I'd love to hear what Mike Phillips has to say on the subject. He's the one that taught me how to correct paint. ;->

swanicyouth
05-14-2014, 07:55 PM
I got my PTG for under a hundred bucks. Is it the best one made? Probably not. But it seems to be fairly accurate based on what I would expect and the history of various panels.

I'd definitely be looking into a PTG. Maybe just a cheap one. It will pay for itself a few times over if it saves you from one "incident". Without it, if your working on cars with unknown history - you really have no idea.

Another point is: enough is enough. If it's not a show car, your not trying to get it perfect. So, your trying to save as much paint as possible while doing reasonable correction to make the car look good.
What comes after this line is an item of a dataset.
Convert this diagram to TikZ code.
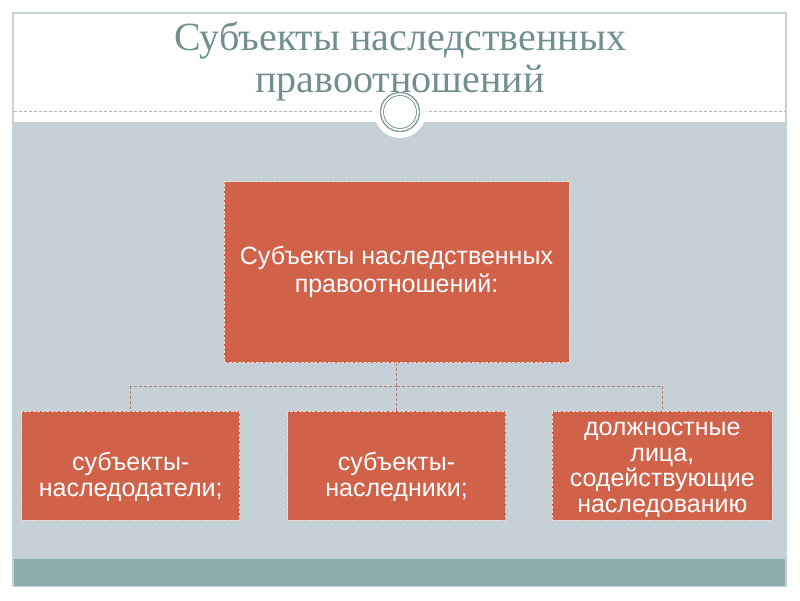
\documentclass[tikz,border=0pt]{standalone}
\usepackage{fontspec}
\setmainfont{Liberation Serif}
\setsansfont{Liberation Sans}
\usepackage{xcolor}
\usetikzlibrary{positioning}
\definecolor{titlegray}{HTML}{708F8E}
\definecolor{boxred}{HTML}{D1624A}
\definecolor{boxedge}{HTML}{F3DCD5}
\definecolor{panelgray}{HTML}{C5D1D7}
\definecolor{bandteal}{HTML}{8BADAC}
\definecolor{framegray}{HTML}{C6D3D5}
\definecolor{dashgray}{HTML}{A9B7B9}
\definecolor{ringgray}{HTML}{7F9A9A}
\definecolor{linkbrown}{HTML}{AA837B}

\begin{document}
\begin{tikzpicture}[
    x=1pt, y=-1pt,
    node distance=48pt and 47pt,
    unit/.style={rectangle, fill=boxred, draw=boxedge, line width=0.8pt, dash pattern=on 3pt off 1.5pt},
    topunit/.style={unit, minimum width=345pt, minimum height=181pt},
    subunit/.style={unit, minimum width=218pt, minimum height=109pt},
    unittext/.style={text=white, align=center, inner sep=0pt, font=\sffamily\fontsize{25}{25.5}\selectfont},
    titletext/.style={text=titlegray, align=center, inner sep=0pt, font=\fontsize{40}{42}\selectfont},
    link/.style={draw=linkbrown, line width=1pt, dash pattern=on 3pt off 2pt}
    ]
    \useasboundingbox (0,0) rectangle (800,600);
    \draw[framegray, line width=2pt, fill=white] (13,13) rectangle (786,586);
    \fill[panelgray] (14,122) rectangle (785,559);
    \fill[bandteal] (14,559) rectangle (785,586);
    \draw[dashgray, dash pattern=on 3pt off 2pt] (14,111) -- (785,111);
    \fill[white] (400,112) circle (26);
    \draw[ringgray, line width=1.3pt] (400,112) circle (19.5);
    \draw[ringgray, line width=0.9pt] (400,112) circle (16.5);

    \node[titletext, anchor=base] (title) at (400,92) {Субъекты наследственных\\правоотношений};

    \node[topunit] (root) at (396.5,272) {};
    \node[subunit] (heir) [below = of root] {};
    \node[subunit] (testator) [left = of heir] {};
    \node[subunit, minimum width=220pt] (official) [right = 46pt of heir] {};

    \node[unittext, font=\sffamily\fontsize{25}{28}\selectfont] (roottext) at (root.center) {Субъекты наследственных\\правоотношений:};
    \node[unittext] (testatortext) at ([yshift=-11pt]testator.center) {субъекты-\\наследодатели;};
    \node[unittext] (heirtext) at ([yshift=-11pt]heir.center) {субъекты-\\наследники;};
    \node[unittext] (officialtext) at ([yshift=-4pt]official.center) {должностные\\лица,\\содействующие\\наследованию};

    \coordinate [below = 24pt of root.south] (fork);

    \draw[link] (root) -- (heir);
    \draw[link] (fork) -| (testator);
    \draw[link] (fork) -| (official);
\end{tikzpicture}
\end{document}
Everyone needs to decide what is reasonable and what looks good for themselves.

PrismDetailing
05-14-2014, 08:06 PM
Over time you know what can and cannot be taken out of paint. Be honest with the customer/client and ensure their level of expectation is realistic. PTG give some insight into the paint history but not all. Experience allows pro's to know when its time to back off, people with lack of experience and worst of all people who have something to prove will chase and chase and chase and burn through. I have seen it many many times before.

wdmaccord
05-14-2014, 09:02 PM
I'm no pro by any means, just a weekend warrior who details for friends and family. Just sharing a thought here, but I have wetsanded factory clear coat with 2000 grit followed by 3000 grit followed by PF2500 on an orange ccs pad and came out just fine. That series of steps has to be worth what...maybe at least 5 compounding sessions? Again, just sharing an experience and by no means advocating not using a paint gauge. This was also on my own vehicle so worst case I would only be hurting myself. Plus it was one of those fixes that if I didn't do it the bumper would have needed repainted. If I screwed up the sanding job, it would need to be repainted. If it worked, I saved myself $600. I guess I beat the odds with 2/3 chance it was going to need repainted. :xyxthumbs:

My thought is, if you compound/correct once, hopefully you, or your customer, is going to take better care of it so it only needs a good polishing once or twice per year. In a perfect world right.